The thing is, it's not just that Johnny is an indiscriminate (if not exactly avid; one of the film's most trenchant bits involves what one might term Johnny's lack of presence in the midst of an erotic assignation) consumer of young female flesh. It is that the wearers of the young female flesh, all of them, as they used to say, free, white, and over 21, are almost constantly throwing that flesh at Johnny. He can't even look off the balcony in the middle of a phone call without seeing some ostensible hottie lolling or lounging. And when that ostensible hottie sees Johnny Marco and recognizes him, five will get you ten that she will offer herself to him. The one in the image above is played by Nicole Trunfio, and the image above shows her right before she pulls back her bikini top.When Johnny and Cleo return to the Chateau after their brief trip to Italy, they're seen, relatively bedraggled, dragging their bags back to their apartment in the hotel. Johnny then pops into his bedroom, where he's greeted by a young woman (Laura Ramsey) wearing nothing but a sailor's cap, sitting under the covers, waiting for him. "It's not a good time," he mutters. The woman sits up and leans forward, and while she's a thoroughly and undeniably attractive human being, here Harris Savides camera catches her form in a stance that could arguably called unflattering; she looks peculiarly exposed, let's say. "Are you sure?" she asks, and her smile, meant to allure, seems a little sickly. "Yeah," Johnny nods, and he backs out of the room and then takes Cleo downstairs for a meal.

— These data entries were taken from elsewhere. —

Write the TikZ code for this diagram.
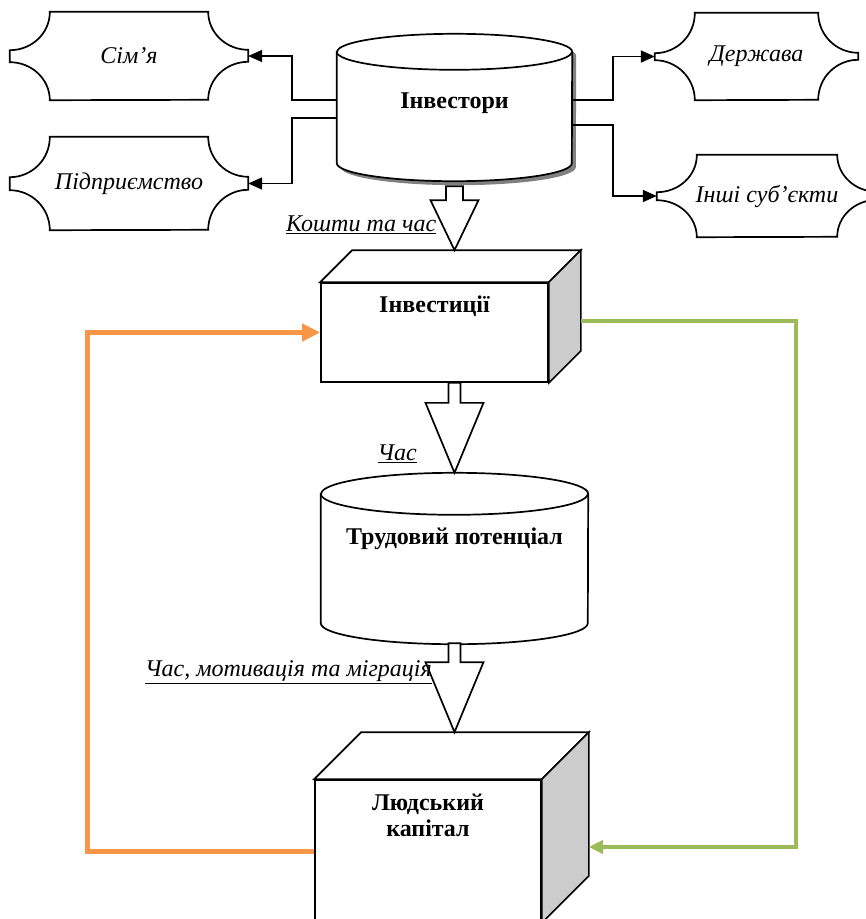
\documentclass[tikz,border=0pt]{standalone}
\usepackage{fontspec}
\setmainfont{Liberation Serif}
\usetikzlibrary{arrows.meta, calc, backgrounds}

\definecolor{loopOrange}{HTML}{F79646}
\definecolor{loopGreen}{HTML}{9BBB59}
\definecolor{sideGray}{HTML}{CCCCCC}
\definecolor{shadowGray}{HTML}{808080}

\newcommand{\bigfont}{\fontsize{24}{26}\selectfont}
% text set at the top of a shape: height, width, baseline below top, text
\newcommand{\topbox}[4]{\parbox[t][#1pt][t]{#2pt}{\centering\rule{0pt}{#3pt}#4}}
% outline of a drum round node #1 (x radius, y radius)
\newcommand{\drumpath}[3]{(#1.north west) -- (#1.south west)
  arc[start angle=180, end angle=360, x radius=#2, y radius=#3] -- (#1.north east)
  arc[start angle=0, end angle=180, x radius=#2, y radius=#3] -- cycle}
\newcommand{\drum}[3]{%
  \begin{pgfonlayer}{background}
    \draw[shape line, fill=white] \drumpath{#1}{#2}{#3};
    \draw[shape line] (#1.north west) arc[start angle=180, end angle=360, x radius=#2, y radius=#3];
  \end{pgfonlayer}}
% top and side of a box behind front face #1, depth #2
\newcommand{\cubeback}[2]{%
  \draw[shape line, fill=white] (#1.north west) -- ++(#2,#2) -- ($(#1.north east)+(#2,#2)$) -- (#1.north east) -- cycle;
  \draw[shape line, fill=sideGray] (#1.north east) -- ++(#2,#2) -- ($(#1.south east)+(#2,#2)$) -- (#1.south east) -- cycle;}
% plaque outline round node #1: corner height, notch
\newcommand{\plaque}[3]{%
  \draw[shape line] ($(#1.north west)+(40,0)$) -- ($(#1.north east)+(-40,0)$)
    arc[start angle=180, end angle=270, x radius=40, y radius=#2] -- ++(0,-#3)
    arc[start angle=90, end angle=180, x radius=40, y radius=#2]
    -- ($(#1.south west)+(40,0)$)
    arc[start angle=0, end angle=90, x radius=40, y radius=#2] -- ++(0,#3)
    arc[start angle=270, end angle=360, x radius=40, y radius=#2] -- cycle;}
% hollow arrow: start, end, stem length, stem half width, head half width
\newcommand{\fatarrow}[5]{%
  \draw[fat] ($(#1)+(-#4,0)$) -- ++(0,-#3) -- ++(#4-#5,0) -- (#1 |- #2)
    -- ($(#1)+(#5,-#3)$) -- ++(#4-#5,0) -- ++(0,#3) -- cycle;}

\begin{document}
\begin{tikzpicture}[x=1pt, y=1pt,
        shape line/.style = {line width=1.7pt},
        plaque/.style = {inner sep=0, font=\bigfont\itshape},
        body/.style = {inner sep=0, font=\bigfont\bfseries},
        face/.style = {body, draw, fill=white, line width=1.7pt},
        conn/.style = {line width=1.7pt, -{Triangle[length=14pt, width=12pt]}},
        fat/.style = {line width=1.7pt, fill=white},
        tag/.style = {inner sep=0, anchor=south east, font=\bigfont\itshape},
        back loop/.style = {loopOrange, line width=5pt, -{Triangle[length=18pt, width=17pt]}},
        fwd loop/.style = {loopGreen, line width=3.5pt, -{Triangle[length=14pt, width=13pt]}},
        ]
        \useasboundingbox (0,0) rectangle (866,-919);
        \clip (0,0) rectangle (866,-919);

        % investors and the four kinds
        \node [body] (inv) at (454.5,-107.5) {\topbox{111}{235}{56}{Інвестори}};
        \begin{pgfonlayer}{background}
            \fill[shadowGray, transform canvas={shift={(4pt,-4pt)}}] \drumpath{inv}{117.5}{18};
        \end{pgfonlayer}
        \drum{inv}{117.5}{18}

        \node [plaque, minimum width=238, minimum height=88] (simya) at (129,-56) {Сім’я};
        \node [plaque, minimum width=238, minimum height=93] (firm) at (129,-183.5) {Підприємство};
        \node [plaque, minimum width=203, minimum height=87] (state) at (756.5,-56.5) {Держава};
        \node [plaque, minimum width=220, minimum height=82] (others) at (767,-196) {Інші суб’єкти};
        \plaque{simya}{38}{12}
        \plaque{firm}{40}{13}
        \plaque{state}{40}{7}
        \plaque{others}{37}{8}

        \draw [conn] ([yshift=7.5pt]inv.west) -- ++(-45,0) |- (simya.east);
        \draw [conn] ([yshift=-10.5pt]inv.west) -- ++(-45,0) |- (firm.east);
        \draw [conn] ([yshift=7.5pt]inv.east) -- ++(41,0) |- (state.west);
        \draw [conn] ([yshift=-17.5pt]inv.east) -- ++(41,0) |- (others.west);

        % main chain
        \node [face] (invest) at (434.5,-332.5) {\topbox{99}{227}{29}{Інвестиції}};
        \cubeback{invest}{32}
        \node [body] (trud) at (454.5,-558.5) {\topbox{129}{267}{50}{Трудовий потенціал}};
        \drum{trud}{133.5}{21}
        \node [face] (hc) at (428,-851) {\topbox{142}{226}{30}{Людський\\капітал}};
        \cubeback{hc}{47}

        \coordinate (inv out) at ($(inv.south)+(0,-23)$);
        \coordinate (invest in) at ($(invest.north)+(0,32)$);
        \coordinate (invest out) at (invest.south -| trud.north);
        \coordinate (trud in) at ($(trud.north)+(0,21)$);
        \coordinate (trud out) at ($(trud.south)+(0,-20)$);
        \coordinate (hc in) at ($(hc.north)+(0,47)$);

        \fatarrow{inv out}{invest in}{14}{8.5}{24}
        \fatarrow{invest out}{trud in}{20}{6}{29}
        \fatarrow{trud out}{hc in}{19}{6}{29}

        \node [tag] (funds) at ($(inv out)+(-18,-48)$) {\underline{Кошти та час}};
        \node [tag] (time) at ($(invest out)+(-37.5,-80)$) {\underline{Час}};
        \node [tag] (moves) at ($(trud out)+(-22.5,-41)$) {\underline{Час, мотивація та міграція}};

        % feedback loops
        \draw [back loop] (hc.west) -- ++(-227,0) |- (invest.west);
        \draw [fwd loop] ([shift={(32,11.5)}]invest.east) -- ++(215,0) |- ([shift={(47,4)}]hc.east);
    \end{tikzpicture}
\end{document}
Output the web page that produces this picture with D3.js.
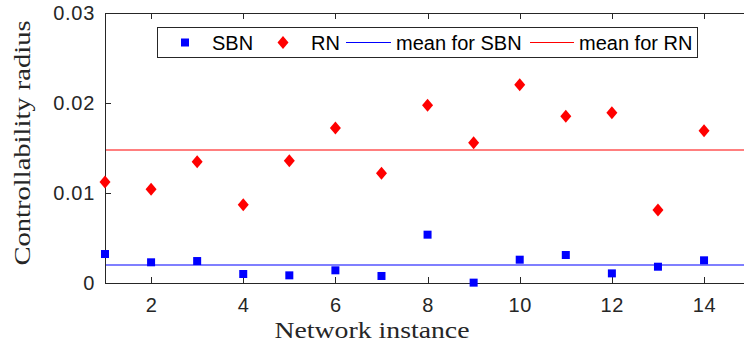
<!DOCTYPE html>
<html>
<head>
<meta charset="utf-8">
<script src="https://cdn.jsdelivr.net/npm/d3@7"></script>
<style>
  html, body { margin: 0; padding: 0; background: #fff; }
  svg { display: block; }
  .tick text { font-family: "Liberation Sans", Arial, Helvetica, sans-serif; font-size: 20px; fill: #262626; letter-spacing: 0.7px; }
</style>
</head>
<body>
<svg id="chart" width="744" height="354"></svg>
<script>
// Network instances and controllability radius per instance
const instances = [1, 2, 3, 4, 5, 6, 7, 8, 9, 10, 11, 12, 13, 14];
const sbnRadius = [0.00322, 0.00230, 0.00244, 0.00100, 0.00085, 0.00141, 0.00078,
                   0.00537, 0.00004, 0.00259, 0.00311, 0.00107, 0.00181, 0.00252];
const rnRadius  = [0.01122, 0.01041, 0.01348, 0.00870, 0.01359, 0.01722, 0.01219,
                   0.01974, 0.01559, 0.02204, 0.01852, 0.01893, 0.00811, 0.01693];
const xTicks = [2, 4, 6, 8, 10, 12, 14];
const yTicks = [0, 0.01, 0.02, 0.03];
const yTickLabels = ["0", "0.01", "0.02", "0.03"];
const legendLabels = ["SBN", "RN", "mean for SBN", "mean for RN"];

const svg = d3.select("#chart");
const W = 744, H = 354;
svg.append("rect").attr("width", W).attr("height", H).attr("fill", "#fff");

const plot = { left: 105, top: 13, bottom: 283 };
const unit = 46.08;
const x = d3.scaleLinear().domain([1, 15]).range([plot.left, plot.left + 14 * unit]);
const y = d3.scaleLinear().domain([0, 0.03]).range([plot.bottom, plot.top]);

const axisColor = "#262626";
const BLUE = "#0000ff", RED = "#ff0000";

// Mean lines (thin, slightly soft)
const meanSBN = d3.mean(sbnRadius), meanRN = d3.mean(rnRadius);
svg.append("line").attr("x1", x(1)).attr("x2", x(15))
  .attr("y1", Math.round(y(meanRN))).attr("y2", Math.round(y(meanRN)))
  .attr("stroke", RED).attr("stroke-width", 1.1);
svg.append("line").attr("x1", x(1)).attr("x2", x(15))
  .attr("y1", Math.round(y(meanSBN))).attr("y2", Math.round(y(meanSBN)))
  .attr("stroke", BLUE).attr("stroke-width", 1.1);

// Axes (ticks point inward, box on all four sides)
function styleAxis(g) {
  g.selectAll("path.domain").attr("stroke", axisColor).attr("shape-rendering", "crispEdges");
  g.selectAll(".tick line").attr("stroke", axisColor).attr("shape-rendering", "crispEdges");
}
svg.append("g").attr("transform", `translate(0,${plot.bottom})`)
  .call(d3.axisBottom(x).tickValues(xTicks).tickSizeInner(-6).tickSizeOuter(0).tickPadding(15).tickFormat(d3.format("d")))
  .call(styleAxis);
svg.append("g").attr("transform", `translate(0,${plot.top})`)
  .call(d3.axisTop(x).tickValues(xTicks).tickSizeInner(-6).tickSizeOuter(0).tickFormat(""))
  .call(styleAxis);
svg.append("g").attr("transform", `translate(${plot.left},0)`)
  .call(d3.axisLeft(y).tickValues(yTicks).tickSizeInner(-6).tickSizeOuter(0).tickPadding(10)
    .tickFormat((d, i) => yTickLabels[i]))
  .call(styleAxis);
svg.append("g").attr("transform", `translate(${x(15)},0)`)
  .call(d3.axisRight(y).tickValues(yTicks).tickSizeInner(-6).tickSizeOuter(0).tickFormat(""))
  .call(styleAxis);

// Markers
const sq = 8, dw = 11, dh = 13;
const diamond = (cx, cy) => `M${cx},${cy - dh / 2}L${cx + dw / 2},${cy}L${cx},${cy + dh / 2}L${cx - dw / 2},${cy}Z`;

svg.append("g").selectAll("rect").data(instances).join("rect")
  .attr("x", (d, i) => x(d) - sq / 2).attr("y", (d, i) => y(sbnRadius[i]) - sq / 2)
  .attr("width", sq).attr("height", sq).attr("fill", BLUE);
svg.append("g").selectAll("path").data(instances).join("path")
  .attr("d", (d, i) => diamond(x(d), y(rnRadius[i]))).attr("fill", RED);

// Axis titles
const serif = '"Liberation Serif", "Times New Roman", serif';
svg.append("text").attr("x", 372).attr("y", 338).attr("text-anchor", "middle")
  .attr("font-family", serif).attr("font-size", 24).attr("fill", axisColor)
  .attr("textLength", 195).attr("lengthAdjust", "spacingAndGlyphs")
  .text("Network instance");
svg.append("text").attr("transform", "translate(30,143) rotate(-90)").attr("text-anchor", "middle")
  .attr("font-family", serif).attr("font-size", 24).attr("fill", axisColor)
  .attr("textLength", 245).attr("lengthAdjust", "spacingAndGlyphs")
  .text("Controllability radius");

// Legend
const lg = svg.append("g");
lg.append("rect").attr("x", 157.5).attr("y", 27.5).attr("width", 540).attr("height", 30)
  .attr("fill", "#fff").attr("stroke", axisColor).attr("stroke-width", 1);
const ly = 42.5;
const sans = '"Liberation Sans", Arial, Helvetica, sans-serif';
lg.append("rect").attr("x", 185 - sq / 2).attr("y", ly - sq / 2).attr("width", sq).attr("height", sq).attr("fill", BLUE);
lg.append("path").attr("d", diamond(283, ly)).attr("fill", RED);
lg.append("line").attr("x1", 346).attr("x2", 391).attr("y1", ly).attr("y2", ly).attr("stroke", BLUE);
lg.append("line").attr("x1", 530).attr("x2", 574).attr("y1", ly).attr("y2", ly).attr("stroke", RED);
const legendX = [212, 311, 396, 579];
lg.selectAll("text").data(legendLabels).join("text")
  .attr("x", (d, i) => legendX[i]).attr("y", ly + 7)
  .attr("font-family", sans).attr("font-size", 20).attr("fill", "#000")
  .text(d => d);
</script>
</body>
</html>
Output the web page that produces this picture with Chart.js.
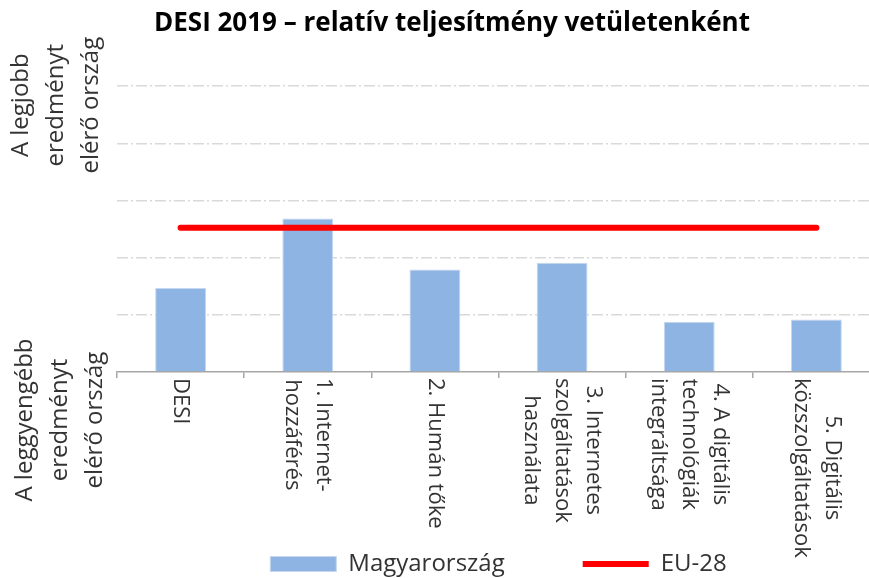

All this isn't meant to make the viewer feel sorry for Johnny, or even really to think about him much at all, at least I don't believe that's the case. The character one thinks about is Cleo, who's rather coltishly poised at the threshold of adolescence. I've seen one fulminator on Twitter rage that the scene in which Elle Fanning's character figure skates in a leotard constitutes "child pornography" (yeah, I know; it's too late for me, but not for you—heed my words and just stay the hell away from Twitter), and while that's ridiculous, I believe that Coppola is not interested in soft-pedaling the fact that Cleo is in fact on the cusp of something. She's trying out a particular female role with her father throughout—that is, of domestic caretaker, an aspect of old-school wifeliness. The scene where she prepares Eggs Benedict for her dad and his genial rotter pal, the shot of her carefully cutting the chives to sprinkle atop the hollandaise sauce, indicate not just care and thoughtfulness but an indisputable impulse to please, to impress. The women who throw themselves at Johnny; they too want to please and impress. Not just Johnny, but the world, such as it is. As Johnny prepares to exit the Chateau, perhaps for good, we see one more half-naked girl (Katie Nehra) on a patio at the end of a hallway. She's not undressed for Johnny; she's being made up for a photo shoot, of the sort they do at the Chateau. By this time all of the naked and half-naked young women have gotten, frankly, to be a bit much (even the dirty old man inside me—and you don't have to dig very far to find him—was saying, "Okay, I think I've seen enough"), and I think that's entirely deliberate. But one can be struck by a nagging thought: that Cleo could, in not so very much time, grow up to be one of those women. Well, no, one might want to answer oneself. She's clearly too smart, too self-possessed. Well, as her penultimate scene with Johnny shows, she's not all that self possessed; she's kind of lost and lonely too, and she's eleven. And smart? What's that insurance against? Are we entirely sure that all the women showing Johnny their tits are dumb by default? And if Cleo does grow up to be one of those girls who likes to flash movie stars from their balconies, is that the end of the world?
Sofia Coppola is hardly a prig, as the opening shot of Lost in Translation quite eloquently testifies. And, as it happens, one can even find topless photos of the director herself—rather artistic ones, not Maximesque shots, natch—floating around on the web. But in Somewhere she demonstrates an interesting insistence on the issue of exposure and, if you'll excuse the phrasing, the solicitation of consensual relations, and brings up a lot of questions as a result. It's just one more indication that the film is quite probably a lot more than the pretty trifle that even some of its admirers—myself somewhat included—have tended to categorize it as.